Qu’en est-il des applications concrètes qui ont suivi la signature de ces textes ? Le monde associatif ne devrait-il pas lancer une évaluation de la situation sur ces aspects essentiels pour sa légitimité dans l’espace public ? Force est de constater que le monde associatif manque d’outils pour évaluer la mise en œuvre des orientations contenues dans ces textes.
Des outils, des démarches
Mais des initiatives intéressantes existent, et doivent être diffusées. On peut citer par exemple celle de l’Usgeres (Union de syndicats et groupements d’employeurs représentatifs dans l’économie sociale). L’Union s’est engagée depuis 2006 à promouvoir la qualité de l’emploi dans les branches et les secteurs de l’économie sociale et notamment en matière de lutte contre les discriminations. Son conseil d’administration a notamment décidé la formation d’un réseau, composé de référents nationaux et correspondants régionaux qui valorisent la responsabilité des employeurs de l’économie sociale et encouragent l’évolution de leurs pratiques. L’Union porte également un projet d’accord collectif interbranche « égalité et prévention des discriminations », actuellement dans une phase de concertation. Il devrait voir le jour en 2011.
On peut également citer l’initiative du Cjdes (Centre des jeunes, des dirigeants, des acteurs de l’économie sociale) : la création d’un outil « Autodiagnostic discriminations et diversité », dans le but de sensibiliser les acteurs et les inviter à la réflexion et à l’action. Cet outil est utilisé gratuitement et anonymement, en ligne, par les acteurs des entreprises et des associations volontaires. Les questions posées portent sur les discriminations selon le genre, l’origine, l’apparence physique, les convictions, concernant l’activité ou le produit (accès et adaptabilité), les ressources humaines (recrutement et gestion des compétences et carrières) et les ressources sociales et bénévoles (direction politique).
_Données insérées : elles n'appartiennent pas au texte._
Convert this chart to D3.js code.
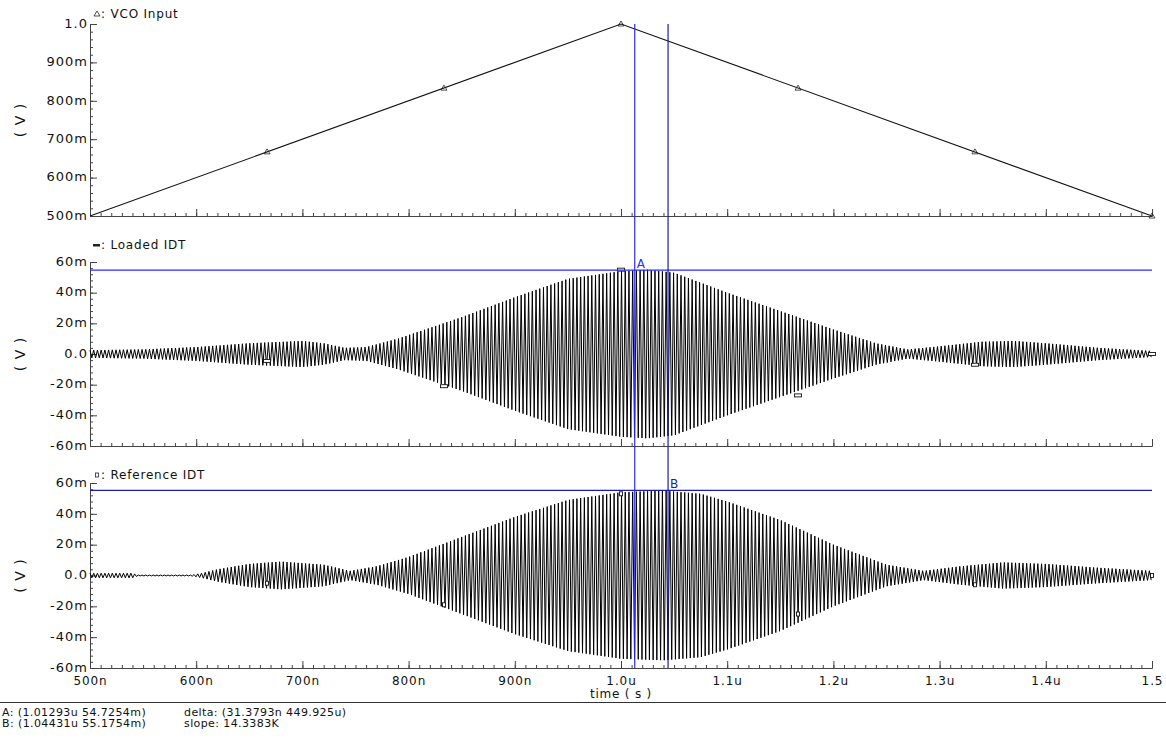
<!DOCTYPE html>
<html>
<head>
<meta charset="utf-8">
<script src="https://cdn.jsdelivr.net/npm/d3@7"></script>
<style>
  body { margin: 0; background: #fff; }
  svg text { font-family: "DejaVu Sans", sans-serif; fill: #111; }
</style>
</head>
<body>
<div id="chart"></div>
<script>
// time axis, in ns
const timeTicks = [500, 600, 700, 800, 900, 1000, 1100, 1200, 1300, 1400, 1500];
const timeLabels = ["500n", "600n", "700n", "800n", "900n", "1.0u", "1.1u", "1.2u", "1.3u", "1.4u", "1.5"];

// VCO Input (V)
const vcoTime = [500, 1000, 1500];
const vcoVolt = [0.5, 1.0, 0.5];
const vcoTicks = [0.5, 0.6, 0.7, 0.8, 0.9, 1.0];
const vcoLabels = ["500m", "600m", "700m", "800m", "900m", "1.0"];

// marker positions shared by the three traces
const markTime = [666.7, 833.3, 1000, 1166.7, 1333.3, 1500];
const vcoMarkVal = [0.667, 0.833, 1.0, 0.833, 0.667, 0.5];

// IDT axes (mV)
const idtTicks = [-60, -40, -20, 0, 20, 40, 60];
const idtLabels = ["-60m", "-40m", "-20m", "0.0", "20m", "40m", "60m"];

// Loaded IDT envelope (mV)
const loadedEnvTime = [500, 550, 600, 650, 700, 720, 740, 760, 790, 820, 850, 900, 950, 1000, 1025, 1050, 1100, 1150, 1200, 1240, 1270, 1300, 1340, 1370, 1400, 1450, 1500];
const loadedEnv =     [2.5, 3, 4.5, 7, 8.5, 7, 4, 4.5, 10, 17, 24, 37, 49, 54, 55, 53, 40, 28, 16, 7, 3, 5, 8, 8.5, 7, 4, 2];
const loadedMarkVal = [-4.5, -21, 55, -27, -7, 0];

// Reference IDT envelope (mV)
const refEnvTime = [500, 540, 545, 595, 605, 620, 650, 680, 720, 745, 770, 800, 850, 900, 950, 1000, 1040, 1075, 1100, 1150, 1200, 1250, 1285, 1320, 1360, 1400, 1450, 1500];
const refEnv =     [1.5, 1.5, 0.3, 0.3, 1.5, 4, 7.5, 9, 7, 3, 6, 12, 25, 38, 49, 54, 55, 53, 48, 36, 20, 7, 3, 6, 8.5, 7.5, 5, 3];
const refMarkVal = [-5, -19, 53, -25, -6, 0];

const carrierPeriod = 3.5; // ns, carrier drawn from the envelopes

// cursors
const cursorA = { t: 1012.93, v: 54.7254 };
const cursorB = { t: 1044.31, v: 55.1754 };
const cursorText = [
  ["A: (1.01293u 54.7254m)", "delta: (31.3793n 449.925u)"],
  ["B: (1.04431u 55.1754m)", "slope: 14.3383K"]
];

const width = 1166, height = 738;
const svg = d3.select("#chart").append("svg")
  .attr("width", width).attr("height", height);

const x = d3.scaleLinear().domain([500, 1500]).range([90, 1152]);

const panels = [
  { name: "VCO Input", domain: [0.5, 1.0], range: [216, 24], ticks: vcoTicks, labels: vcoLabels, minor: 0.02, titleY: 18, sym: "tri" },
  { name: "Loaded IDT", domain: [-60, 60], range: [446, 262], ticks: idtTicks, labels: idtLabels, minor: 4, titleY: 249, sym: "dash" },
  { name: "Reference IDT", domain: [-60, 60], range: [668, 483], ticks: idtTicks, labels: idtLabels, minor: 4, titleY: 479, sym: "box" }
];
panels.forEach(p => { p.y = d3.scaleLinear().domain(p.domain).range(p.range); });

const axisColor = "#444";
const minorX = d3.range(500, 1500.1, 10);

panels.forEach((p, pi) => {
  const g = svg.append("g");
  const last = pi === panels.length - 1;

  // x axis: minor then major ticks pointing up
  g.append("g").attr("transform", `translate(0,${p.range[0]})`)
    .call(d3.axisBottom(x).tickValues(minorX).tickSize(-3).tickSizeOuter(0).tickFormat(""));
  const xa = g.append("g").attr("transform", `translate(0,${p.range[0]})`)
    .call(d3.axisBottom(x).tickValues(timeTicks).tickSize(-7).tickSizeOuter(0).tickPadding(8)
      .tickFormat((d, i) => last ? timeLabels[i] : ""));
  xa.selectAll("text").style("font-size", "12px").style("letter-spacing", "0.9px");

  // y axis
  const minorY = d3.range(p.domain[0], p.domain[1] + p.minor / 2, p.minor);
  g.append("g").attr("transform", `translate(${x.range()[0]},0)`)
    .call(d3.axisLeft(p.y).tickValues(minorY).tickSize(-3).tickSizeOuter(0).tickFormat(""));
  const ya = g.append("g").attr("transform", `translate(${x.range()[0]},0)`)
    .call(d3.axisLeft(p.y).tickValues(p.ticks).tickSize(-7).tickSizeOuter(0).tickPadding(2)
      .tickFormat((d, i) => p.labels[i]));
  ya.selectAll("text").style("font-size", "13px").style("letter-spacing", "1px")
    .attr("dy", "0.25em");

  g.selectAll(".domain, .tick line").attr("stroke", axisColor);

  // y unit
  g.append("text")
    .attr("transform", `translate(25,${(p.range[0] + p.range[1]) / 2}) rotate(-90)`)
    .attr("text-anchor", "middle")
    .style("font-size", "14px").style("letter-spacing", "1px")
    .text("( V )");

  // legend title
  const sx = 97, sy = p.titleY - 4;
  if (p.sym === "tri") {
    g.append("path").attr("d", `M${sx - 3},${sy + 2}L${sx},${sy - 3}L${sx + 3},${sy + 2}Z`)
      .attr("fill", "none").attr("stroke", "#222").attr("stroke-width", 0.8);
  } else if (p.sym === "dash") {
    g.append("rect").attr("x", sx - 4).attr("y", sy - 1).attr("width", 7).attr("height", 2.5).attr("fill", "#222");
  } else {
    g.append("rect").attr("x", sx - 1.5).attr("y", sy - 2).attr("width", 3).attr("height", 4)
      .attr("fill", "none").attr("stroke", "#222").attr("stroke-width", 0.8);
  }
  g.append("text").attr("x", sx + 4).attr("y", p.titleY)
    .style("font-size", "12px").style("letter-spacing", "0.8px")
    .text(": " + p.name);
});

// VCO trace
const vcoP = panels[0];
svg.append("path")
  .datum(vcoTime.map((t, i) => [t, vcoVolt[i]]))
  .attr("fill", "none").attr("stroke", "#111").attr("stroke-width", 1.1)
  .attr("d", d3.line().x(d => x(d[0])).y(d => vcoP.y(d[1])));

svg.append("g").selectAll("path")
  .data(markTime.map((t, i) => [t, vcoMarkVal[i]]))
  .join("path")
  .attr("d", d => {
    const cx = x(d[0]), cy = vcoP.y(d[1]);
    return `M${cx - 3},${cy + 2}L${cx},${cy - 3}L${cx + 3},${cy + 2}Z`;
  })
  .attr("fill", "none").attr("stroke", "#222").attr("stroke-width", 0.8);

// IDT traces: carrier drawn between +env and -env
function drawIdt(p, envTime, env, markVal, markW, markH) {
  const envAt = d3.scaleLinear().domain(envTime).range(env).clamp(true);
  const pts = [];
  let k = 0;
  for (let t = 500; t <= 1500; t += carrierPeriod / 2, k++) {
    pts.push([t, (k % 2 ? -1 : 1) * envAt(t)]);
  }
  svg.append("path")
    .datum(pts)
    .attr("fill", "none").attr("stroke", "#000").attr("stroke-width", 1)
    .attr("d", d3.line().x(d => x(d[0])).y(d => p.y(d[1])));

  svg.append("g").selectAll("rect")
    .data(markTime.map((t, i) => [t, markVal[i]]))
    .join("rect")
    .attr("x", d => x(d[0]) - markW / 2)
    .attr("y", d => p.y(d[1]) - markH / 2)
    .attr("width", markW).attr("height", markH)
    .attr("fill", "#fff").attr("stroke", "#111").attr("stroke-width", 0.9);
}
drawIdt(panels[1], loadedEnvTime, loadedEnv, loadedMarkVal, 7, 3);
drawIdt(panels[2], refEnvTime, refEnv, refMarkVal, 3, 4);

// cursors
const mid = panels[1], bot = panels[2];
const blueA = "#2a2aff", blueB = "#1c1cb0";
svg.append("line")
  .attr("x1", x.range()[0]).attr("x2", x.range()[1])
  .attr("y1", mid.y(cursorA.v)).attr("y2", mid.y(cursorA.v))
  .attr("stroke", blueA).attr("stroke-width", 1.2);
svg.append("line")
  .attr("x1", x.range()[0]).attr("x2", x.range()[1])
  .attr("y1", bot.y(cursorB.v)).attr("y2", bot.y(cursorB.v))
  .attr("stroke", blueB).attr("stroke-width", 1.2);
svg.append("line")
  .attr("x1", x(cursorA.t)).attr("x2", x(cursorA.t))
  .attr("y1", vcoP.range[1]).attr("y2", bot.range[0])
  .attr("stroke", blueA).attr("stroke-width", 1.2);
svg.append("line")
  .attr("x1", x(cursorB.t)).attr("x2", x(cursorB.t))
  .attr("y1", vcoP.range[1]).attr("y2", bot.range[0])
  .attr("stroke", blueB).attr("stroke-width", 1.2);

svg.append("text").attr("x", x(cursorA.t) + 2).attr("y", mid.y(cursorA.v) - 2)
  .style("font-size", "12px").style("fill", blueA).text("A");
svg.append("text").attr("x", x(cursorB.t) + 2).attr("y", bot.y(cursorB.v) - 2)
  .style("font-size", "12px").style("fill", blueB).text("B");

// x title
svg.append("text").attr("x", 621).attr("y", 698)
  .attr("text-anchor", "middle")
  .style("font-size", "12px").style("letter-spacing", "0.8px")
  .text("time ( s )");

// cursor readout
svg.append("line").attr("x1", 0).attr("x2", width).attr("y1", 702.5).attr("y2", 702.5)
  .attr("stroke", "#333").attr("stroke-width", 1);
cursorText.forEach((row, i) => {
  svg.append("text").attr("x", 2).attr("y", 716 + i * 11)
    .style("font-size", "11px").style("letter-spacing", "0.4px").text(row[0]);
  svg.append("text").attr("x", 184).attr("y", 716 + i * 11)
    .style("font-size", "11px").style("letter-spacing", "0.4px").text(row[1]);
});
</script>
</body>
</html>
Chaque utilisateur s’exprime sur sa perception de son organisation en matière de lutte contre les discriminations. L’outil ne permet donc pas de donner des preuves de l’engagement (ou non) de son organisation en matière d’égalité ou de lutte contre les discriminations, mais vise à sensibiliser les acteurs. Il est de plus en plus utilisé de manière collective, dans un service, lors d’une réunion, etc. Il permet alors aux acteurs d’une même structure de se mettre d’accord sur le diagnostic, à partir de questionnements simples, de s’accorder sur une grammaire de la lutte contre les discriminations, préalable à toute action. L’outil permet donc un état des lieux des perceptions d’acteurs et non de la réalité objective. Il est néanmoins intéressant en tant que reflet des pratiques perçues par les acteurs des entreprises et des associations.
Les statistiques de l’outil en 2009 montrent d’ailleurs que, selon les utilisateurs (en majorité des associations), ce sont les « ressources sociales et bénévoles » qui méritent le plus de progrès dans les organisations : les moins bons résultats concernent la politique de recrutement, d’intégration des dirigeants politiques élus, c’est-à-dire à l’ouverture de la gouvernance à la diversité.
Conclusion
Le monde associatif doit s’emparer de ces enjeux autour de la diversité et se questionner collectivement pour définir des stratégies d’actions. Comme on l’a vu, l’enjeu de la diversité concerne à la fois la cohésion sociale, la pertinence de l’action associative, mais aussi la contribution de la société civile à une société plus démocratique. C’est donc l’intérêt général que l’on doit viser, en promouvant la diversité au sein des associations, dans leur représentation, mais aussi par la reconnaissance de l’apport des associations identitaires à la construction d’une citoyenneté commune.